As dubstep music blares out of portable Dell speakers and reverberates off the walls in a Colonial Building stairwell, Kyle Haley slowly starts climbing from the third to 10th floor, and back down again. By the fifth trip, he’s ascended seven stories in under 40 seconds. This goes on for 30 minutes, or about 65 full laps.
For the sophomore visual and media arts major, this is a typical winter workout that he goes through at least twice a week. The aerobic exercise helps him stay in shape during the offseason for Emerson cross-country.
“There are a lot more things to do to get ready to go outside and run in the cold,” Haley said, “as opposed to wearing shorts and walking down the hallway — and there is music.”
Haley is just one of the many student athletes who alter some of their workouts in the winter due to the cold weather and the fact that their sport is not in season.
These students often find their way to the Emerson Fitness Center. The center is busiest from January until spring break, seeing 1,000 additional visits per month than in the fall, according to Christine Mccomb, the assistant general manager of the center and a certified strength and conditioning specialist.
“It’s so much busier. The cardio equipment sees significantly more wear and tear just because when it is cold out, people who usually run outside come indoors and use the treadmills,” Mccomb said. “Plus all of the people with their New Year’s resolutions.”
Captain of the baseball team, Geoff Lopes, said that the large crowds in the gym often make it hard for the baseball team to workout before their season starts on March 4.
“The most limiting time is when we first get back from break with their New Year’s resolutions and everything,” said the senior broadcast journalism major. “The first two weeks of the semester, everyone is a gym rat.”

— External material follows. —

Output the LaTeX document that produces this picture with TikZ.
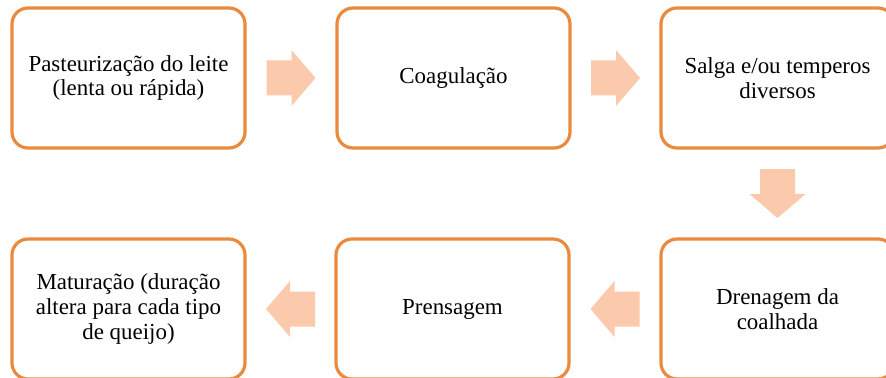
\documentclass[tikz,border=0pt]{standalone}
\usepackage{fontspec}
\setmainfont{Liberation Serif}
\usetikzlibrary{calc}
\definecolor{boxorange}{RGB}{233,138,62}
\definecolor{arrowpeach}{RGB}{251,202,172}
\tikzset{
  stepbox/.style={draw=boxorange, line width=2.4pt, rounded corners=12pt, fill=white,
    minimum width=233*0.75pt, minimum height=140*0.75pt, inner sep=0pt,
    align=center, font=\fontsize{17.2pt}{18.6pt}\selectfont},
  arrowshape/.style={fill=arrowpeach, draw=none}
}
\newcommand\blockarrow[2]{%
  \fill[arrowshape, shift={(#1)}, rotate=#2]
    (-24.5,-17.5) -- (0.5,-17.5) -- (0.5,-28) -- (24.5,0) -- (0.5,28) -- (0.5,17.5) -- (-24.5,17.5) -- cycle;}
\begin{document}
\begin{tikzpicture}[x=0.75pt, y=-0.75pt]
  \useasboundingbox (0,0) rectangle (886,378);
  \clip (0,0) rectangle (886,378);
  \node[stepbox] (b1) at (128.5,78) {Pasteurização do leite\\(lenta ou rápida)};
  \node[stepbox] (b2) at (453.5,78) {Coagulação};
  \node[stepbox] (b3) at (777.5,78) {Salga e/ou temperos\\diversos};
  \node[stepbox] (b6) at (777.5,309) {Drenagem da\\coalhada};
  \node[stepbox] (b4) at (452.5,309) {Prensagem};
  \node[stepbox] (b5) at (128.5,309) {Maturação (duração\\altera para cada tipo\\de queijo)};
  \coordinate (a1) at ($(b1.east)!0.5!(b2.west)$);
  \coordinate (a2) at ($(b2.east)!0.5!(b3.west)$);
  \coordinate (a3) at ($(b3.south)!0.5!(b6.north)$);
  \coordinate (a4) at ($(b6.west)!0.5!(b4.east)$);
  \coordinate (a5) at ($(b4.west)!0.5!(b5.east)$);
  \blockarrow{a1}{0}
  \blockarrow{a2}{0}
  \blockarrow{a3}{-90}
  \blockarrow{a4}{180}
  \blockarrow{a5}{180}
\end{tikzpicture}
\end{document}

Mccomb creates workout programs for every team at Emerson. Different training maxes are made year-round to help prepare athletes and keep them in shape, even if they aren’t in season. Each program is made to meet the demands of the athlete’s sport, according to Mccomb. Students who use Mccomb’s program are allowed to come into the gym after hours on Tuesday through Thursday.

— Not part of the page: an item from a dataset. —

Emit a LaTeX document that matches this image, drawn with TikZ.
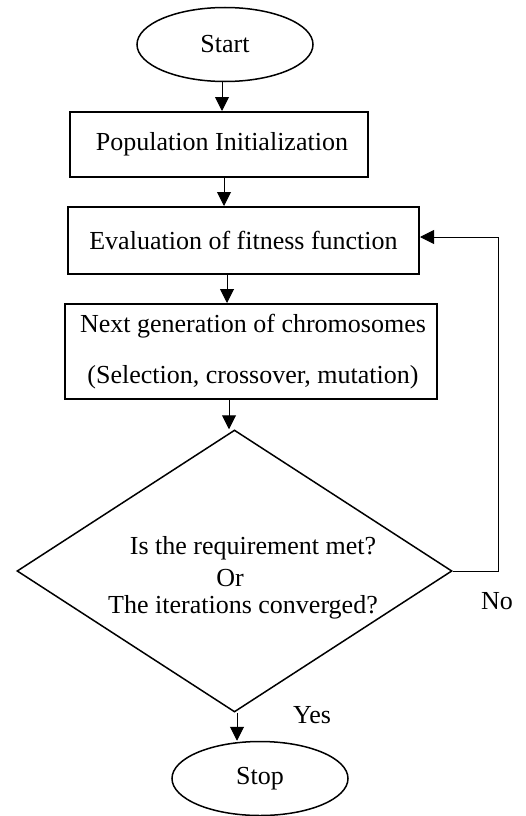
\documentclass[tikz,border=0pt]{standalone}
\usepackage{fontspec}
\setmainfont{Liberation Serif}
\usepackage{tikz}
\usetikzlibrary{arrows.meta,shapes.geometric}

\begin{document}
\begin{tikzpicture}[x=1pt, y=-1pt,
    every node/.style={font=\fontsize{26}{31}\selectfont},
    terminal/.style={draw, ellipse, line width=1.5pt, minimum width=176pt, minimum height=74pt, inner sep=0pt},
    procbox/.style={draw, rectangle, line width=2pt, inner sep=0pt},
    decision/.style={draw, diamond, line width=1.5pt, minimum width=435pt, minimum height=282pt, inner sep=0pt},
    arr/.style={-{Triangle[width=14pt,length=14pt]}, line width=1pt}]
    \useasboundingbox (0,0) rectangle (526,816);
    % Start and stop
    \node[terminal] (start) at (225,44.5) {Start};
    \node[terminal] (stop) at (260,778.5) {Stop};
    % Process boxes
    \node[procbox, minimum width=298pt, minimum height=65pt] (init) at (219,144.5) {\hspace*{6pt}Population Initialization};
    \node[procbox, minimum width=351pt, minimum height=67pt] (eval) at (243.5,240.5) {Evaluation of fitness function};
    \node[procbox, minimum width=372pt, minimum height=95pt, align=center] (nextgen) at (251,351.5)
        {\hspace*{4pt}Next generation of chromosomes\\[20pt]\hspace*{4pt}(Selection, crossover, mutation)};
    % Decision
    \node[decision] (decide) at (234.5,571) {};
    \node (q1) at (253,548) {Is the requirement met?};
    \node (q2) at (230,578) {Or};
    \node (q3) at (243,607) {The iterations converged?};
    % Arrows
    \draw[arr] ([xshift=-3pt]start.south) -- ([xshift=-3pt]start.south |- init.north);
    \draw[arr] ([xshift=5pt]init.south) -- ([xshift=5pt]init.south |- eval.north);
    \draw[arr] ([xshift=-16.5pt]eval.south) -- ([xshift=-16.5pt]eval.south |- nextgen.north);
    \draw[arr] ([xshift=-22pt]nextgen.south) -- ([xshift=-22pt]nextgen.south |- decide.north);
    \draw[arr] ([xshift=2.5pt]decide.south) -- ([xshift=2.5pt]decide.south |- stop.north);
    % Feedback loop
    \coordinate (loop) at (498,571);
    \draw[arr] (decide.east) -- (loop) |- ([yshift=3.5pt]eval.east);
    \node (lblno) at (497,601) {No};
    \node (lblyes) at (312,715) {Yes};
\end{tikzpicture}
\end{document}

“You can always pop in at night if you have too much going on during the day,” Lopes said.
Certain coaches do not have a concrete training regime for their students in the offseason. Men’s soccer coach, Jared Scarpaci, encourages his team to workout at the Fitness Center in the winter, but said that August is when he needs them to be in their best shape.

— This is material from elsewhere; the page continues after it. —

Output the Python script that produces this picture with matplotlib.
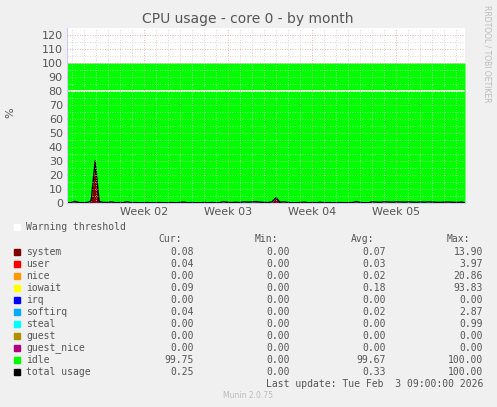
import matplotlib
matplotlib.use("Agg")
import matplotlib.pyplot as plt
import numpy as np

title = "CPU usage - core 0 - by month"
week_labels = ["Week 02", "Week 03", "Week 04", "Week 05"]
week_pos = [6.42, 13.42, 20.42, 27.42]
days_span = 33.2
total_usage = [0.3, 0.2, 1.2, 0.3, 0.2, 0.3, 1.5, 30.0, 1.2, 0.4, 0.3, 0.8, 0.2, 0.3, 0.2, 0.9,
               0.2, 0.3, 0.2, 0.2, 0.3, 0.2, 0.2, 0.3, 0.2, 0.2, 0.3, 0.2, 0.3, 0.6,
               0.2, 0.3, 0.2, 0.2, 0.3, 0.2, 0.3, 0.2, 0.2, 1.0, 0.4, 0.3, 0.5, 0.3, 0.8,
               0.6, 0.7, 1.0, 0.6, 0.4, 0.3, 0.8, 3.8, 0.5, 0.8, 0.3, 0.2, 0.2, 0.3, 0.6,
               0.2, 0.3, 0.2, 0.5, 0.2, 0.3, 0.2, 0.2, 0.3, 0.2, 0.2, 0.3, 1.0, 0.3, 0.2,
               0.2, 0.8, 0.6, 0.5, 0.9, 0.7, 0.6, 0.8, 0.7, 0.6, 0.8, 0.6, 0.5, 0.7, 0.6,
               0.8, 0.6, 0.5, 0.4, 0.6, 0.7, 0.5, 0.4, 0.6, 0.3]
legend_names = ["system", "user", "nice", "iowait", "irq", "softirq", "steal", "guest", "guest_nice", "idle", "total usage"]
legend_colors = ["#7f0000", "#ff0000", "#ff9900", "#ffff00", "#0000ff", "#00aaff", "#00ffff", "#b09000", "#b0007f", "#00ff00", "#000000"]
cur = ["0.08", "0.04", "0.00", "0.09", "0.00", "0.04", "0.00", "0.00", "0.00", "99.75", "0.25"]
mins = ["0.00"] * 11
avg = ["0.07", "0.03", "0.02", "0.18", "0.00", "0.02", "0.00", "0.00", "0.00", "99.67", "0.33"]
mx = ["13.90", "3.97", "20.86", "93.83", "0.00", "2.87", "0.99", "0.00", "0.00", "100.00", "100.00"]

W, H = 497, 407
fig = plt.figure(figsize=(W/100, H/100), dpi=100, facecolor="#f0f0f0")
ax = fig.add_axes([67/W, 1-203/H, 398/W, 175/H])
ax.set_facecolor("white")
x = np.linspace(0, days_span, len(total_usage))
t = np.array(total_usage)
ax.fill_between(x, 0, t, color="#7f0000", lw=0)
ax.fill_between(x, t, 100, color="#00ff00", lw=0)
ax.plot(x, t, color="black", lw=1)
ax.axhline(80, color="white", lw=1.2)
ax.set_xlim(0, days_span)
ax.set_ylim(0, 125)
ax.set_yticks(range(0, 121, 10))
ax.set_xticks(week_pos)
ax.set_xticklabels(week_labels)
ax.set_xticks(np.arange(0.42, days_span, 1), minor=True)
ax.set_yticks(range(5, 125, 10), minor=True)
ax.grid(True, which="minor", color="#cccccc", ls=(0, (1, 2)), lw=0.6)
ax.grid(True, which="major", color="#e0a0a0", ls=(0, (1, 2)), lw=0.6)
ax.set_axisbelow(False)
ax.tick_params(which="both", length=0, labelsize=8, colors="#555555", pad=3)
for s in ["top", "right"]:
    ax.spines[s].set_visible(False)
ax.spines["left"].set_color("#ccccff")
ax.spines["bottom"].set_color("#ccccff")
fig.text(248/W, 1-19/H, title, ha="center", va="center", fontsize=10, color="#555555")
fig.text(10/W, 1-113/H, "%", rotation=90, ha="center", va="center", fontsize=8, color="#555555")
fig.text(487/W, 1-5/H, "RRDTOOL / TOBI OETIKER", rotation=270, ha="center", va="top", fontsize=5.5, color="#bbbbbb")

mono = dict(family="DejaVu Sans Mono", fontsize=7, color="#555555", va="center")
def fy(py): return 1 - py/H
fig.patches.append(plt.Rectangle((14/W, fy(230)), 6/W, 6/H, transform=fig.transFigure, color="white"))
fig.text(26/W, fy(227), "Warning threshold", **mono)
for lab, rx in zip(["Cur:", "Min:", "Avg:", "Max:"], [182, 278, 374, 470]):
    fig.text(rx/W, fy(239), lab, ha="right", **mono)
for i, n in enumerate(legend_names):
    yy = 251.7 + 12*i
    fig.patches.append(plt.Rectangle((14/W, fy(yy+3)), 6/W, 6/H, transform=fig.transFigure, color=legend_colors[i]))
    fig.text(26/W, fy(yy), n, **mono)
    for val, rx in zip([cur[i], mins[i], avg[i], mx[i]], [194, 290, 386, 483]):
        fig.text(rx/W, fy(yy), val, ha="right", **mono)
fig.text(483/W, fy(384), "Last update: Tue Feb  3 09:00:00 2026", ha="right", **mono)
fig.text(248/W, fy(396), "Munin 2.0.75", ha="center", va="center", fontsize=5.5, color="#bbbbbb")
fig.savefig("out.png", dpi=100, facecolor=fig.get_facecolor())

Some athletes take on personal goals in the winter when their sport is not in season. The women’s cross-country captain, Heather Hoglund, is training for a half marathon in March. She said that it’s important to get inventive with workouts, especially when it’s cold outside.
“I try to do mini concentrated things, a lot of core,” said the junior visual and media arts major. “I try to pick up random heavy things. I’ve even done lunges down my dorm hallway. You have to get creative.”
Mccomb cautions against getting too imaginative.
“Creativity is nice, but creativity should be followed with some safety,” Mccomb said. “We can work with them on that. Asking questions goes a long way.”
The Fitness Center offers a variety of free classes and they are always looking to add new courses if students show interest. A Zumba class was recently started, and yoga and spinning classes have proven to be popular, according to Mccomb. Junior Giuliana Hazelwood teaches an hour-long yoga session on Thursday nights, which is heated during the winter. Hazelwood said that 15 to 20 students come to each session, and many of them are beginners.
“A lot of people have heard about it and want to give it a try,” said the visual and media arts major. “A lot of people are stressed out and want to relax.”
Hazelwood said that even she has a hard time always staying active when it is cold, but often that is the most important time.
“When it’s winter and when it’s cold out can be the prime time to take care of your body,” Hazelwood said. “The more you work now, the better it will be later.”
Hoglund recently took up yoga. She started by taking a couple of classes at the gym, but now does shorter workouts in her room which she gets out of an instructional book that provides twenty-minute yoga workouts.
“I bought a yoga mat, and I’ve actually gotten into yoga, which is surprising if you knew me,” Hoglund said. “But it’s very nice.”
For people that are new to the fitness center, Mccomb stresses the importance of having attainable goals.
“Most people lose motivation because they don’t have a goal,” Mccomb said. “In the winter, you can have a goal too.”
Hazelwood said there are many ways to stay active, and it’s important for each individual to find what works best for him or her.
“There are plenty of things out there to do,” Hazelwood said. “Try a lot of different things until you find ones that interest you.”